It’s been a hard couple of days for me as has been the last month or so. I’m the spiritual doldrums. In nautical terms that the place near the equator where the winds are really too calm to fill the sails of a ship. For me it’s where I am not ‘feeling’ the wind of God’s Spirit. Cranky, tired, prayer-less, and sometimes just want to quit the whole faith thing.
Then I feel guilty as though I am not pleasing God by faith and actions. I want to crawl up with a good book, not necessarily the Bible, and just hide. Maybe you have known that feeling. Oh, I have a few good friends who are supportive, even loving me unconditionally but sometimes it’s not enough.
So I think, ‘what’s God’s take on me at the moment?’ That’s where Grace comes in. And by grace in these circumstances I don’t mean that I win the lottery or that things change a whole lot for me. Grace is something different.
Grace is God’s love for me when I was spiritually dead, lost, and out of touch with God. Jesus didn’t wait for me to ‘get it together’ before he went to the cross. I read in the Bible that Christ is even at this moment praying for me before God. (Romans 8) “Father,” I can just hear him, “here goes Gaffga again.” Then God’s loving action kicks in to remind me I am loved even when I am lost.
It’s like Mackenzie in THE SHACK saying to Jesus, “I feel so lost” and Jesus answers, “Don’t worry. I’m not lost.”
So today I am trusting Jesus to be the pioneer of faith. Yeah, I am way back in the procession following him but he won’t let me go. As people say, ‘it’s not my faith that saves me. It’s the faithfulness of Jesus.’ I remember that and I am held in hopefulness.
Listen, you don’t have to be an ‘on top of the world’ person to be a believer. Lots of people who follow Christ are depressed and even despondent at times. Like Job they don’t necessarily blame God but they don’t like life either. It’s good then when a friend comes along side to just ‘be’ there. Sometimes the silence is good. It’s in that silence that God can speak. Sometimes we just wait for a gentle wind to inflate our sails. That’s where we trust the faithfulness and love of Christ for us. It’s not a happy go lucky trust but rather a calm inner sense that God is ‘for us’. That God will work things to the good.
I was reading Charles Spurgeon the other day. Let me quote him here:
“May I therefore urge upon any who have no good thing about them- who fear that they have not even a good feeling, or anything whatever that can recommend them to God- that they will firmly believe that our gracious God is able and willing to take them without anything good to recommend them and to forgive them spontaneously, not because they are good, but because HE is good.”
So today I trust in the goodness of God. My trust is small but the faithfulness and love of God are great.
But that’s all I can write today. “Father into thy hands I commend my spirit.” That’s grace.
3 thoughts on “SPIRITUAL DOLDRUMS”
I hear what your saying as when Mindy passed away, I couldn’t pray. It was a long time before I could. I picked up a book titled , What on earth am I here for?

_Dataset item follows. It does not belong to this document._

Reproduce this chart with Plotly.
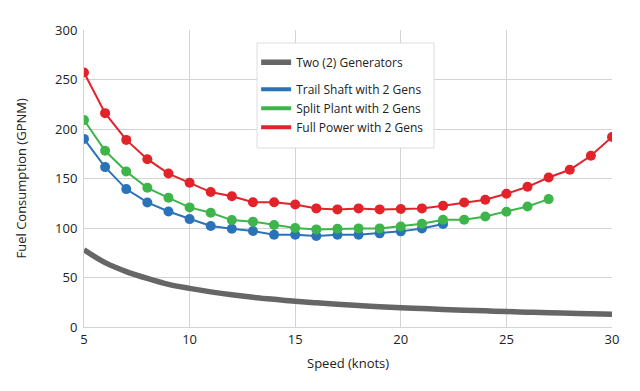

It changed my way of thinking, that,s for sure. I alway’s was able to relate to Jesus as my brother, but God was a father figure so I wouldn’t allow myself to pray to Him. I went through years like that. I must say, “After reading this book I saw what I was missing.

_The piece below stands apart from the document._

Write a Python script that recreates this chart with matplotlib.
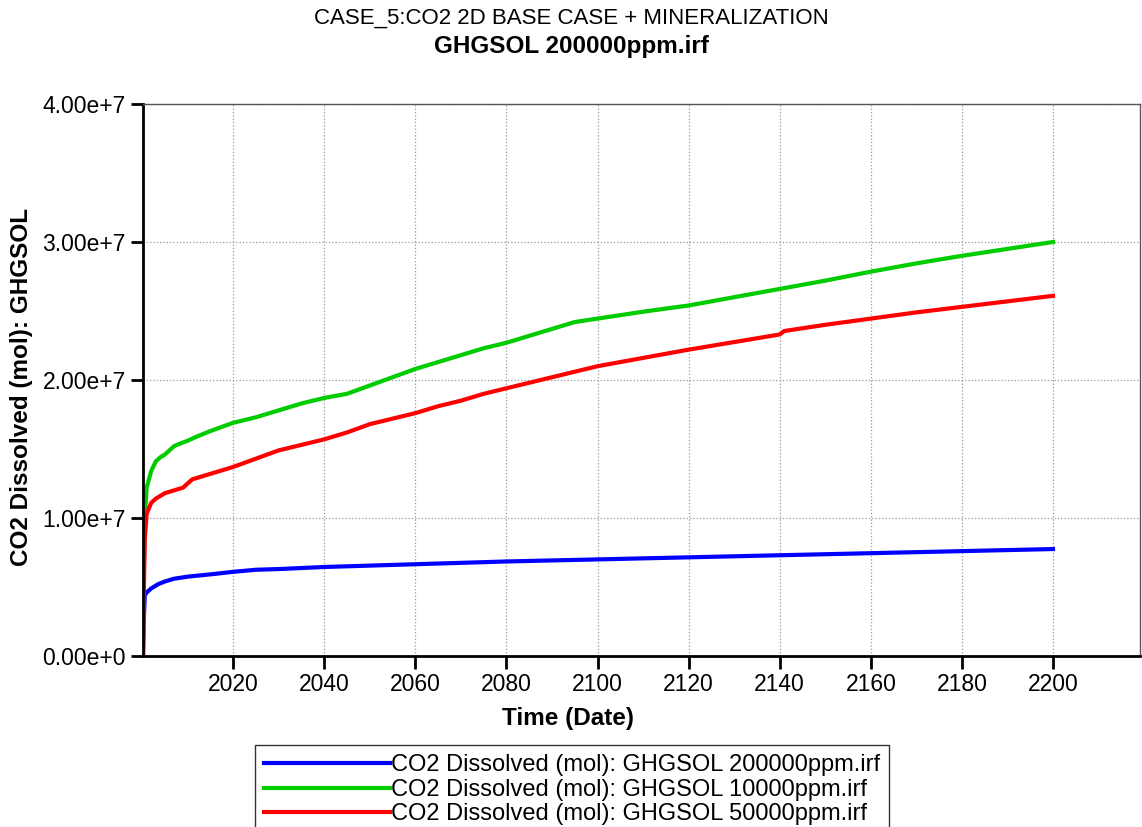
import matplotlib.pyplot as plt
import numpy as np

plt.rcParams['font.family'] = ['Liberation Sans', 'DejaVu Sans']

# CO2 dissolved (mol) vs time, values in millions of mol
years_200k = [2000.2, 2000.35, 2000.6, 2001, 2002, 2003.5, 2005, 2007, 2010, 2013, 2016,
              2020, 2025, 2030, 2040, 2060, 2080, 2100, 2120, 2140, 2160, 2180, 2200]
sol_200k = [0, 2.5, 4.4, 4.6, 4.9, 5.2, 5.4, 5.6, 5.75, 5.85, 5.95,
            6.1, 6.25, 6.3, 6.45, 6.65, 6.85, 7.0, 7.15, 7.3, 7.45, 7.6, 7.75]

years_10k = [2000.2, 2000.35, 2000.6, 2001, 2002, 2003, 2004, 2005, 2006, 2007, 2008,
             2010, 2012, 2015, 2020, 2025, 2030, 2035, 2040, 2045, 2050, 2055, 2060,
             2065, 2070, 2075, 2080, 2085, 2090, 2095, 2100, 2110, 2120, 2130, 2140,
             2150, 2160, 2170, 2180, 2190, 2200]
sol_10k = [0, 6, 10, 12.2, 13.4, 14.1, 14.4, 14.6, 14.9, 15.2, 15.35,
           15.6, 15.9, 16.3, 16.9, 17.3, 17.8, 18.3, 18.7, 19.0, 19.6, 20.2, 20.8,
           21.3, 21.8, 22.3, 22.7, 23.2, 23.7, 24.2, 24.45, 24.95, 25.4, 26.0, 26.6,
           27.2, 27.85, 28.45, 29.0, 29.5, 30.0]

years_50k = [2000.2, 2000.35, 2000.6, 2001, 2002, 2003, 2005, 2007, 2009, 2010, 2011,
             2013, 2016, 2020, 2025, 2030, 2035, 2040, 2045, 2050, 2055, 2060, 2065,
             2070, 2075, 2080, 2085, 2090, 2095, 2100, 2110, 2120, 2130, 2140, 2141,
             2150, 2160, 2170, 2180, 2190, 2200]
sol_50k = [0, 4, 8.5, 10.3, 11.1, 11.4, 11.8, 12.0, 12.2, 12.5, 12.8,
           13.0, 13.3, 13.7, 14.3, 14.9, 15.3, 15.7, 16.2, 16.8, 17.2, 17.6, 18.1,
           18.5, 19.0, 19.4, 19.8, 20.2, 20.6, 21.0, 21.6, 22.2, 22.75, 23.3, 23.55,
           24.0, 24.45, 24.9, 25.3, 25.7, 26.1]

labels = ['CO2 Dissolved (mol): GHGSOL 200000ppm.irf',
          'CO2 Dissolved (mol): GHGSOL 10000ppm.irf',
          'CO2 Dissolved (mol): GHGSOL 50000ppm.irf']
colors = ['#0000ff', '#00cc00', '#ff0000']

fig = plt.figure(figsize=(11.42, 8.27), dpi=100)
ax = fig.add_axes([143 / 1142, 171 / 827, 997 / 1142, 552 / 827])

for yrs, vals, lab, c in zip([years_200k, years_10k, years_50k],
                             [sol_200k, sol_10k, sol_50k], labels, colors):
    ax.plot(yrs, np.array(vals) * 1e6, color=c, lw=3, label=lab)

ax.set_xlim(2000.2, 2219.1)
ax.set_ylim(0, 4e7)
ax.set_xticks(np.arange(2020, 2201, 20))
ax.set_yticks([0, 1e7, 2e7, 3e7, 4e7])
ax.set_yticklabels(['0.00e+0', '1.00e+7', '2.00e+7', '3.00e+7', '4.00e+7'])
ax.tick_params(labelsize=16.5, length=9, width=2, direction='out', color='black')
ax.grid(True, color='#999999', ls=':', lw=0.9)

for s in ['left', 'bottom']:
    ax.spines[s].set_linewidth(2)
for s in ['top', 'right']:
    ax.spines[s].set_linewidth(1)
    ax.spines[s].set_color('#555555')

fig.text(0.5, 1 - 18 / 827, 'CASE_5:CO2 2D BASE CASE + MINERALIZATION',
         ha='center', va='center', fontsize=16)
fig.text(0.5, 1 - 47 / 827, 'GHGSOL 200000ppm.irf',
         ha='center', va='center', fontsize=17.5, fontweight='bold')
fig.text(0.497, 1 - 718 / 827, 'Time (Date)', ha='center', va='center',
         fontsize=17.5, fontweight='bold')
fig.text(22 / 1142, 1 - 387 / 827, 'CO2 Dissolved (mol): GHGSOL', ha='center',
         va='center', rotation=90, fontsize=17.5, fontweight='bold')

leg = fig.legend(loc='upper left', bbox_to_anchor=(255 / 1142, 1 - 745 / 827),
                 fontsize=17, frameon=True, fancybox=False, edgecolor='black',
                 handlelength=5.3, handletextpad=0.05, borderpad=0.4,
                 labelspacing=0.1, borderaxespad=0)
leg.get_frame().set_linewidth(1)

fig.savefig('out.png', dpi=100)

I know I have a relationship with all 3, Father, Son, and the Holy Spirit. But when I start thinking about our Mindy, I find it difficult to pray because all I think of how nice it would be to have her back with us.

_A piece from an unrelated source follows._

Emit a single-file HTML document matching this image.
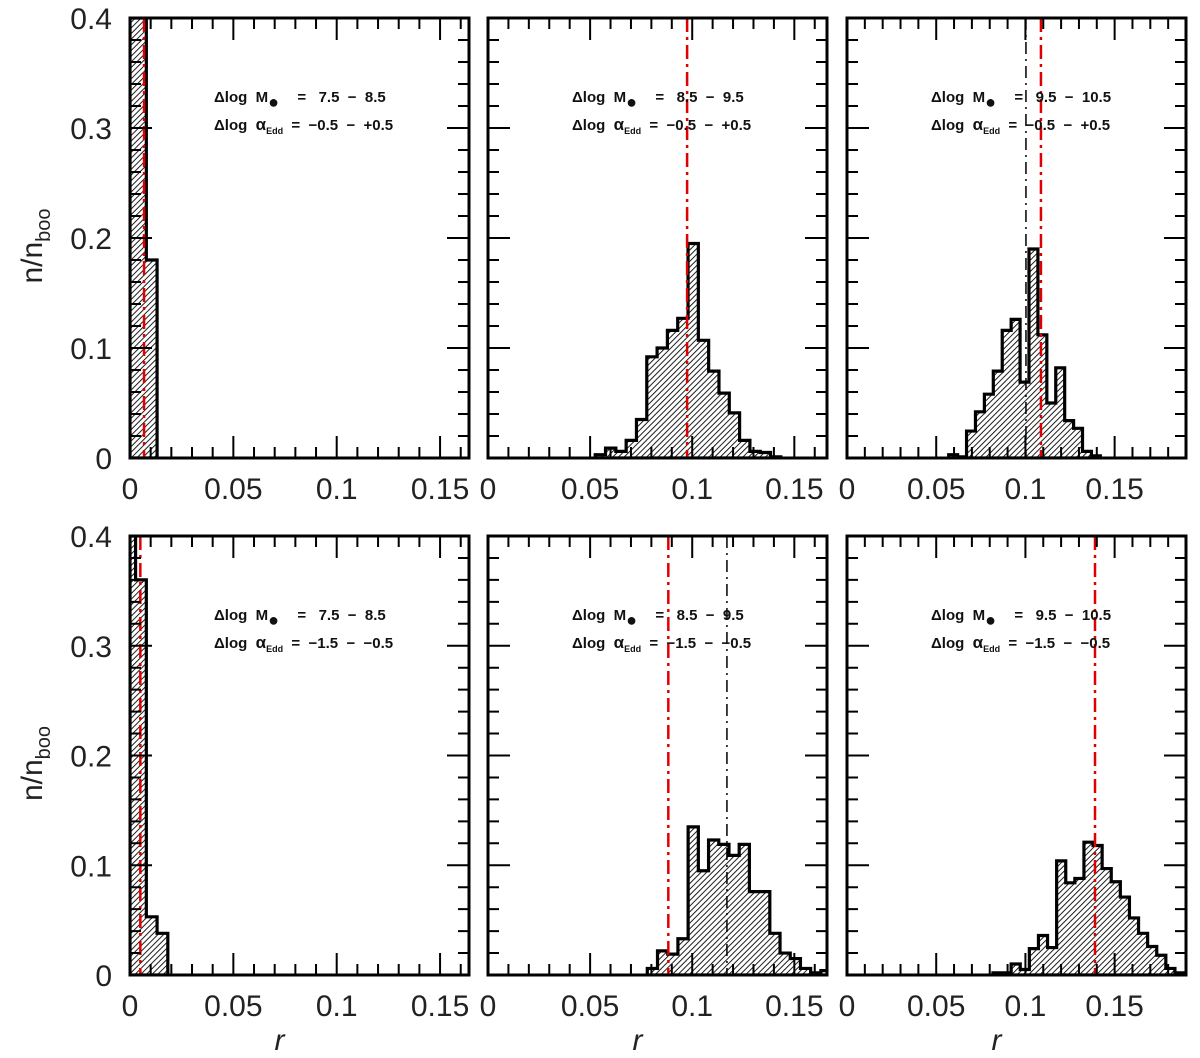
<!DOCTYPE html>
<html><head><meta charset="utf-8">
<style>
html,body{margin:0;padding:0;background:#fff;}
svg{display:block;font-family:"Liberation Sans","DejaVu Sans",sans-serif;}
.tl{font-size:30px;fill:#222;}
.ann{font-size:15px;font-weight:bold;fill:#111;white-space:pre;}
</style></head>
<body>
<svg id="fig" width="1200" height="1058" viewBox="0 0 1200 1058" xmlns="http://www.w3.org/2000/svg">
<defs>
<pattern id="hatch" patternUnits="userSpaceOnUse" width="4" height="4" patternTransform="rotate(45)">
<rect width="4" height="4" fill="#fff"/>
<line x1="0" y1="0" x2="0" y2="4" stroke="#111" stroke-width="1.9"/>
</pattern>
</defs>
<g id="root"></g>
</svg>
<script>
// ---- data ----
const panelNames = ["top-left","top-middle","top-right","bottom-left","bottom-middle","bottom-right"];
const massRanges = ["7.5  −  8.5","8.5  −  9.5","9.5  −  10.5","7.5  −  8.5","8.5  −  9.5","9.5  −  10.5"];
const eddRanges = ["−0.5  −  +0.5","−0.5  −  +0.5","−0.5  −  +0.5","−1.5  −  −0.5","−1.5  −  −0.5","−1.5  −  −0.5"];
const binStarts = [-0.0025, 0.0525, 0.057, -0.0025, 0.078, 0.0818];
const binWidths = [0.0052, 0.00505, 0.005, 0.0052, 0.005, 0.0051];
const valuesTL = [0.45, 0.45, 0.18];
const valuesTM = [0.003,0.009,0.006,0.016,0.035,0.092,0.100,0.116,0.127,0.195,0.107,0.079,0.059,0.041,0.016,0.006,0.005,0.001];
const valuesTR = [0.003,0.001,0.0245,0.042,0.058,0.079,0.116,0.126,0.069,0.19,0.112,0.05,0.082,0.034,0.027,0.006,0.002];
const valuesBL = [0.45, 0.36, 0.053, 0.038];
const valuesBM = [0.006,0.022,0.019,0.033,0.135,0.095,0.123,0.119,0.109,0.119,0.076,0.076,0.038,0.020,0.015,0.006,0.002,0.004];
const valuesBR = [0.002,0.002,0.010,0.005,0.024,0.036,0.025,0.104,0.084,0.088,0.121,0.118,0.097,0.085,0.071,0.052,0.038,0.026,0.018,0.006,0.002];
const redLines = [0.0068, 0.0975, 0.1087, 0.005, 0.0883, 0.139];
const blackLines = [null, null, 0.1003, null, 0.117, null];
const xTicks = [0, 0.05, 0.1, 0.15];
const xTickLabels = ["0", "0.05", "0.1", "0.15"];
const yTicks = [0, 0.1, 0.2, 0.3, 0.4];
const yTickLabels = ["0", "0.1", "0.2", "0.3", "0.4"];
const rMax = [0.164, 0.166, 0.19, 0.164, 0.166, 0.19];
const yMax = 0.4;

// ---- layout ----
const colX = [[130,469],[488,827],[847,1186]];
const rowY = [[18,458],[536,975]];
const NS = "http://www.w3.org/2000/svg";
const root = document.getElementById('root');
function mk(tag, attrs, parent){
  const e = document.createElementNS(NS, tag);
  for (const k in attrs) e.setAttribute(k, attrs[k]);
  (parent||root).appendChild(e);
  return e;
}
const allValues = [valuesTL, valuesTM, valuesTR, valuesBL, valuesBM, valuesBR];

for (let p = 0; p < 6; p++) {
  const row = Math.floor(p/3), col = p%3;
  const x0 = colX[col][0], x1 = colX[col][1];
  const yTop = rowY[row][0], yBot = rowY[row][1];
  const xs = r => x0 + (r / rMax[p]) * (x1 - x0);
  const ys = v => yBot - (Math.min(v, yMax) / yMax) * (yBot - yTop);
  const g = mk('g', {});
  
  
  const clipId = 'clip' + p;
  const cp = mk('clipPath', {id: clipId}, g);
  mk('rect', {x: x0, y: yTop, width: x1-x0, height: yBot-yTop}, cp);

  // histogram
  const vals = allValues[p];
  let d = '';
  let started = false;
  for (let i = 0; i < vals.length; i++) {
    let a = binStarts[p] + i*binWidths[p], b = a + binWidths[p];
    a = Math.max(a, 0); b = Math.min(b, rMax[p]);
    const xa = xs(a), xb = xs(b), yv = ys(vals[i]);
    if (!started) { d += 'M' + xa + ',' + yBot + ' L' + xa + ',' + yv; started = true; }
    else d += ' L' + xa + ',' + yv;
    d += ' L' + xb + ',' + yv;
    if (i === vals.length - 1) d += ' L' + xb + ',' + yBot + ' Z';
  }
  const hist = mk('path', {d: d, fill: 'url(#hatch)', stroke: '#000', 'stroke-width': 3.2, 'stroke-linejoin': 'miter', 'clip-path': 'url(#' + clipId + ')'}, g);
  
  

  // reference lines
  if (blackLines[p] !== null) {
    const bl = mk('line', {x1: xs(blackLines[p]), x2: xs(blackLines[p]), y1: yTop, y2: yBot, stroke: '#000', 'stroke-width': 1.5, 'stroke-dasharray': '12 5 2 5'}, g);
    
    
  }
  const rl = mk('line', {x1: xs(redLines[p]), x2: xs(redLines[p]), y1: yTop, y2: yBot, stroke: '#e00000', 'stroke-width': 2.5, 'stroke-dasharray': '14 5 3 5'}, g);
  
  

  // ticks
  let td = '';
  for (let r = 0; r <= rMax[p] + 1e-9; r += 0.01) {
    const rr = Math.round(r*100)/100;
    const major = Math.abs(rr*20 - Math.round(rr*20)) < 1e-6;
    const L = major ? 22 : 11;
    const x = xs(rr);
    td += 'M'+x+','+yBot+' v'+(-L)+' M'+x+','+yTop+' v'+L+' ';
  }
  for (let v = 0; v <= yMax + 1e-9; v += 0.02) {
    const vv = Math.round(v*100)/100;
    const major = Math.abs(vv*10 - Math.round(vv*10)) < 1e-6;
    const L = major ? 22 : 11;
    const y = ys(vv);
    td += 'M'+x0+','+y+' h'+L+' M'+x1+','+y+' h'+(-L)+' ';
  }
  const ticks = mk('path', {d: td, stroke: '#000', 'stroke-width': 2, fill: 'none'}, g);
  
  

  const frame = mk('rect', {x: x0, y: yTop, width: x1-x0, height: yBot-yTop, fill: 'none', stroke: '#000', 'stroke-width': 3}, g);
  
  

  // x tick labels
  for (let i = 0; i < xTicks.length; i++) {
    if (xTicks[i] > rMax[p]) continue;
    const t = mk('text', {x: xs(xTicks[i]), y: yBot + 41, 'text-anchor': 'middle', class: 'tl'}, g);
    t.textContent = xTickLabels[i];
    
    
  }
  // y tick labels
  if (col === 0) {
    for (let i = 0; i < yTicks.length; i++) {
      const t = mk('text', {x: 112, y: ys(yTicks[i]) + 11, 'text-anchor': 'end', class: 'tl'}, g);
      t.textContent = yTickLabels[i];
      
      
    }
    const yl = mk('text', {transform: 'translate(42,' + ((yTop+yBot)/2 + 8) + ') rotate(-90)', 'text-anchor': 'middle', class: 'tl'}, g);
    yl.innerHTML = 'n/n<tspan font-size="20" dy="8">boo</tspan>';
    
    
  }
  if (row === 1) {
    const xl = mk('text', {x: (x0+x1)/2 - 20, y: 1050, 'text-anchor': 'middle', class: 'tl', 'font-style': 'italic'}, g);
    xl.textContent = 'r';
    
    
  }
  // annotation
  const ax = x0 + 84, ay = yTop + 84;
  const a1 = mk('text', {x: ax, y: ay, class: 'ann'}, g);
  a1.innerHTML = 'Δlog  M<tspan font-size="18" dy="6">●</tspan><tspan dy="-6" dx="10">  =   ' + massRanges[p] + '</tspan>';
  
  
  const a2 = mk('text', {x: ax, y: ay + 28, class: 'ann'}, g);
  a2.innerHTML = 'Δlog  <tspan font-size="17">α</tspan><tspan font-size="9" dy="4">Edd</tspan><tspan dy="-4">  =  ' + eddRanges[p] + '</tspan>';
  
  
}
</script>
</body></html>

I understand exactly how you feel. I know you and GiGi are going to really feel it when Josh and his family leave. By the way, he looks great and a lot like you George, but. I see a lot of GiGi’s personality in him. Great fella. I’m sure he will do well no matter where he goes.
George, why don’t you and GiGi move to where Josh and his family are going? I know it would be a pain in the neck but maybe you and Gigi would be happier. You only live once, they say.
We had a fundraiser for the memory of Mindy to be given to a deserving student that is graduating this year. Believe it or not, we raised 10,250.00. We have chosen a young Spanish fella that can’t get aide because he doesn’t have a green card. He plans to go to Albany State. He’s very bright, is humble and he goes to church. I liked those features about him. I hope he uses the money well.
Hope all is well with you and GiGi. Oh, I heard Diane Prentagast has breast cancer. I haven’t heard anymore on that. I told you so you can pray for her.
Will keep in touch. Jean
Thanks for the encouragement and advice and the good news about the Fundraiser in Mindy’s name…Blessings to you and Coop and family….big shout out to Don Jr.